Suppose $S$ is an affine subspace of $\mathbb{R}^n$ of dimension $n-1$ which contains the point $P=(p_1,\ldots,p_{n-1},p_n)$, if $X=(x_1,\ldots,x_{n-1},x_n)$ is a point of $\mathbb{R}^n$ is it "right" to say: $$X \in S \iff x_n=p_n+ \langle (tan \ \theta_1,\ldots,tan \ \theta_{n-1}),(x_1 - p_1,\ldots ,x_{n-1}-p_{n-1})\rangle$$ where $\theta_i$ denotes the angle between $S$ and the $x_i$ axis?

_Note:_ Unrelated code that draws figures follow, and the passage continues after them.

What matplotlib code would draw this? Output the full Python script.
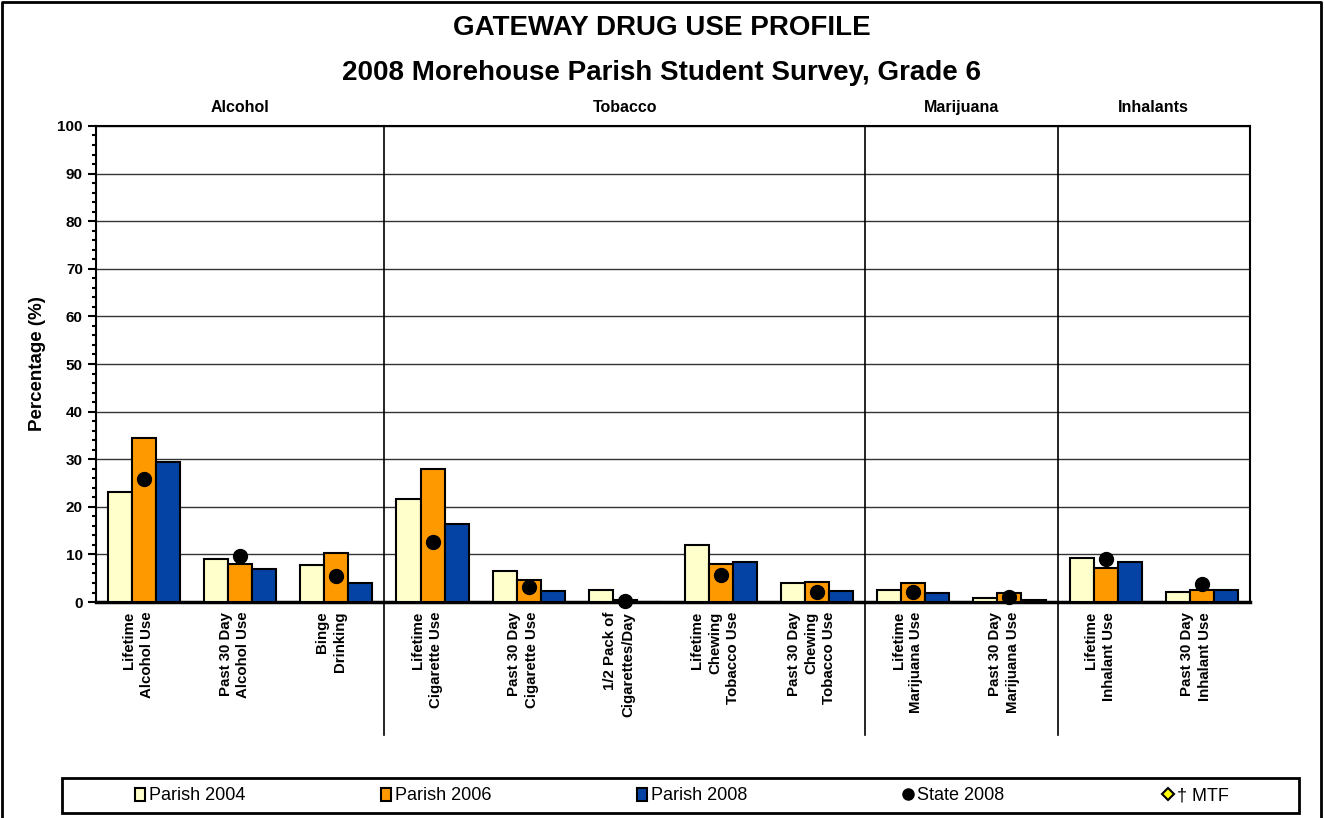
import numpy as np
import matplotlib.pyplot as plt
from matplotlib.lines import Line2D
from matplotlib.patches import Patch, Rectangle

plt.rcParams['font.family'] = ['Liberation Sans', 'DejaVu Sans']

# data
categories = ['Lifetime\nAlcohol Use', 'Past 30 Day\nAlcohol Use', 'Binge\nDrinking',
              'Lifetime\nCigarette Use', 'Past 30 Day\nCigarette Use', '1/2 Pack of\nCigarettes/Day',
              'Lifetime\nChewing\nTobacco Use', 'Past 30 Day\nChewing\nTobacco Use',
              'Lifetime\nMarijuana Use', 'Past 30 Day\nMarijuana Use',
              'Lifetime\nInhalant Use', 'Past 30 Day\nInhalant Use']
parish_2004 = [23.2, 9.0, 7.8, 21.6, 6.6, 2.5, 11.9, 3.9, 2.5, 0.8, 9.2, 2.1]
parish_2006 = [34.5, 8.0, 10.3, 28.0, 4.6, 0.4, 7.9, 4.3, 3.9, 2.0, 7.1, 2.5]
parish_2008 = [29.4, 7.0, 3.9, 16.3, 2.3, 0.1, 8.5, 2.3, 1.8, 0.5, 8.4, 2.6]
state_2008 = [25.8, 9.6, 5.5, 12.7, 3.1, 0.3, 5.7, 2.1, 2.2, 1.0, 9.0, 3.8]
groups = ['Alcohol', 'Tobacco', 'Marijuana', 'Inhalants']
group_sizes = [3, 5, 2, 2]

c2004 = '#FFFFCC'
c2006 = '#FF9900'
c2008 = '#0442A3'

fig = plt.figure(figsize=(13.24, 8.18), dpi=100)
ax = fig.add_axes([0.0725, 0.264, 0.8715, 0.582])

x = np.arange(len(categories)) + 0.5
w = 0.25
kw = dict(edgecolor='black', linewidth=1.5, zorder=3)
ax.bar(x - w, parish_2004, w, color=c2004, **kw)
ax.bar(x, parish_2006, w, color=c2006, **kw)
ax.bar(x + w, parish_2008, w, color=c2008, **kw)
ax.plot(x, state_2008, 'o', color='black', markersize=10, zorder=4, clip_on=False)

ax.set_xlim(0, len(categories))
ax.set_ylim(0, 100)
ax.set_yticks(np.arange(0, 101, 10))
ax.set_yticks(np.arange(0, 101, 2), minor=True)
ax.tick_params(axis='y', which='major', direction='out', length=6, width=1.5, labelsize=11)
ax.tick_params(axis='y', which='minor', direction='out', length=3, width=1.5)
for lab in ax.get_yticklabels():
    lab.set_fontweight('bold')
ax.yaxis.grid(True, color='#333333', linewidth=1)
ax.set_axisbelow(True)
for s in ax.spines.values():
    s.set_linewidth(1.5)
ax.spines['bottom'].set_linewidth(2.5)

ax.set_xticks(x - 0.06)
ax.set_xticklabels(categories, rotation=90, fontsize=10.8, fontweight='bold',
                   multialignment='right', va='top', ha='center', linespacing=1.35)
ax.tick_params(axis='x', length=0, pad=7)

ax.set_ylabel('Percentage (%)', fontsize=13.5, fontweight='bold', labelpad=8)

# group separators and group names
edges = np.cumsum([0] + group_sizes)
for e in edges[1:-1]:
    ax.plot([e, e], [-28, 100], color='black', linewidth=1.2, clip_on=False, zorder=2)
for g, a, b in zip(groups, edges[:-1], edges[1:]):
    ax.text((a + b) / 2, 102.3, g, ha='center', va='bottom', fontsize=11.5, fontweight='bold')

fig.text(0.5, 1 - 28 / 818, 'GATEWAY DRUG USE PROFILE', ha='center', va='center',
         fontsize=20, fontweight='bold')
fig.text(0.5, 1 - 73 / 818, '2008 Morehouse Parish Student Survey, Grade 6', ha='center',
         va='center', fontsize=20, fontweight='bold')

# legend: one entry per slot, spaced as in the reference
handles = [Patch(facecolor=c2004, edgecolor='black', linewidth=1.5),
           Patch(facecolor=c2006, edgecolor='black', linewidth=1.5),
           Patch(facecolor=c2008, edgecolor='black', linewidth=1.5),
           Line2D([], [], marker='o', color='black', linestyle='none', markersize=8),
           Line2D([], [], marker='D', markerfacecolor='#FFFF00', markeredgecolor='black',
                  markeredgewidth=1.5, linestyle='none', markersize=6)]
labels = ['Parish 2004', 'Parish 2006', 'Parish 2008', 'State 2008', '\u2020 MTF']
leg_x = [135, 381, 637, 903, 1163]
for h, l, lx in zip(handles, labels, leg_x):
    fig.legend([h], [l], loc='center left', bbox_to_anchor=(lx / 1324, 1 - 796 / 818),
               frameon=False, fontsize=13, handlelength=0.55, handleheight=0.75,
               handletextpad=0.25, borderaxespad=0, borderpad=0)
fig.patches.append(Rectangle((62 / 1324, 1 - 813 / 818), 1237 / 1324, 35 / 818,
                             transform=fig.transFigure, fill=False, edgecolor='black',
                             linewidth=2))
# outer frame (bottom edge is cut off in the reference)
fig.add_artist(Line2D([2 / 1324, 2 / 1324, 1321 / 1324, 1321 / 1324], [0, 0.997, 0.997, 0],
                      transform=fig.transFigure, color='black', linewidth=2))

fig.savefig('out.png', dpi=100)
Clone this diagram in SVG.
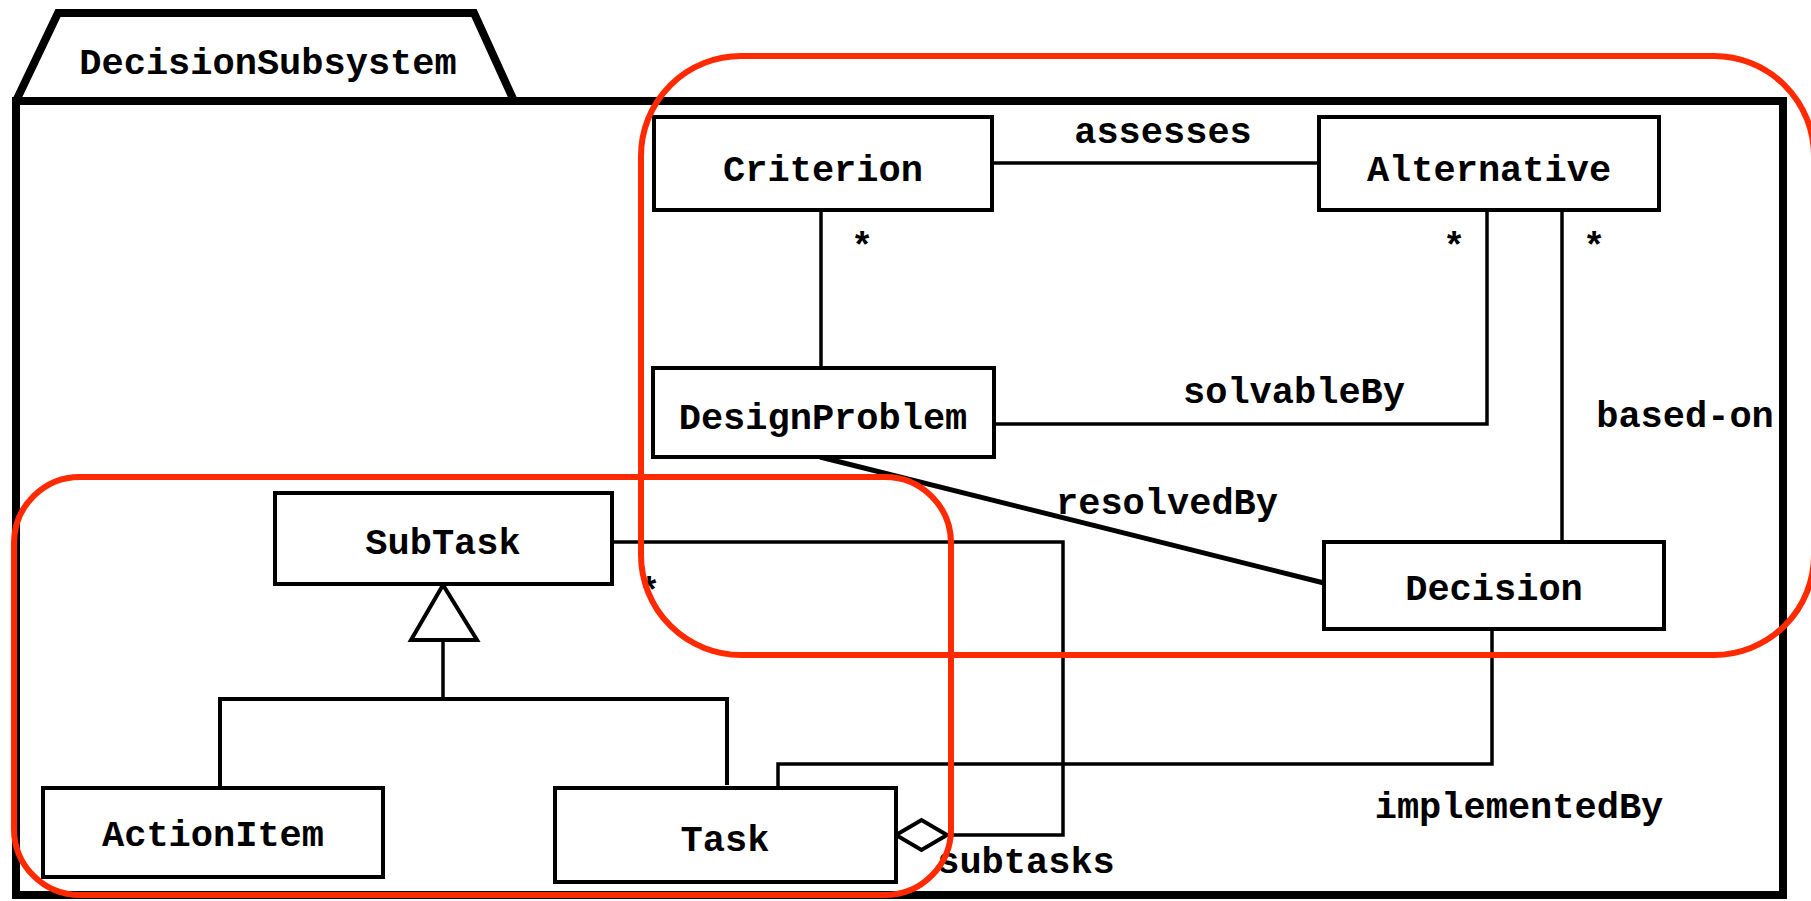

I'm asking if it's "right" because I'm not really sure if it makes sense to talk about the angle between $S$ and the $x_i$ axis when we're dealing with $n>3$ since I'm having trouble trying to visualize for example a 3-dimentional subspace of $\mathbb{R}^4$ cutting at some point one of the axis. I'm just trying to generalize the equation of a line in $\mathbb{R}^2$ or a plane in $\mathbb{R}^3$ but I have to admit I don't know much of affine spaces, I took a two-semesters course on linear algebra but it didn't cover that topic.
Thanks
Informally an affine subspace is a linear subspace (which necessarily contains the origin) possibly shifted by some fixed vector.
So we can indeed split the the point $x$ into a fixed position vector $p$ and a vector from a linear subspace $v$: $$ x = p + v $$ For a slope $m$ of a function of one variable we have $$ \tan \theta = \frac{m}{1} = \frac{\Delta y}{\Delta x} \to y'(x) $$ Your vector $t = (\tan \theta_1, \dotsc, \tan \theta_n)$ seems to be a gradient $\DeclareMathOperator{grad}{grad}\grad f = (\partial f / \partial x_1, \dotsc, \partial f / \partial x_n)$. For a plane it would be a normal vector of that plane.
Your equation, which I interpret as $$ x_n = p_n + \alpha t + \beta (x-p) $$ for some scalar values $\alpha$, $\beta$ does not make sense to me. It ought to be $$ x_n = p_n + \alpha v_1 + \beta (x-p) $$ with $v_1$ being another vector within the plane, next to $x - p$, but linear independent from it.
You can make use of a normal vector like this:
The affine subspace $S$ is an affine hyperplane (subspace of dimension $n-1$), thus its points $x \in S$ fulfill an equation $$ a \cdot x = b $$ for some non zero vector $a$ and some scalar $b$ which can be divided by $\lVert a \rVert$ on both sides to give the equation $$ n \cdot x = d $$ for a unit normal vector $n$ of $S$ and distance $\lvert d\rvert$ of $S$ to the origin.
The angle between $n$ and $e_i$ by definition of the scalar product is $$ n_i = n \cdot e_i = \lVert n \rVert \lVert e_i \rVert \cos \angle(n, e_i) = \cos \angle(n, e_i) $$ which is the $i$-th component of $n$.
The advantage seems to me that there are only two unit normal vectors $\pm n$ to a hyperplane (two sides), while there are infinite many vectors within (parallel to) the plane and therefore only one or two angles $\pm n_i$ exist to choose from.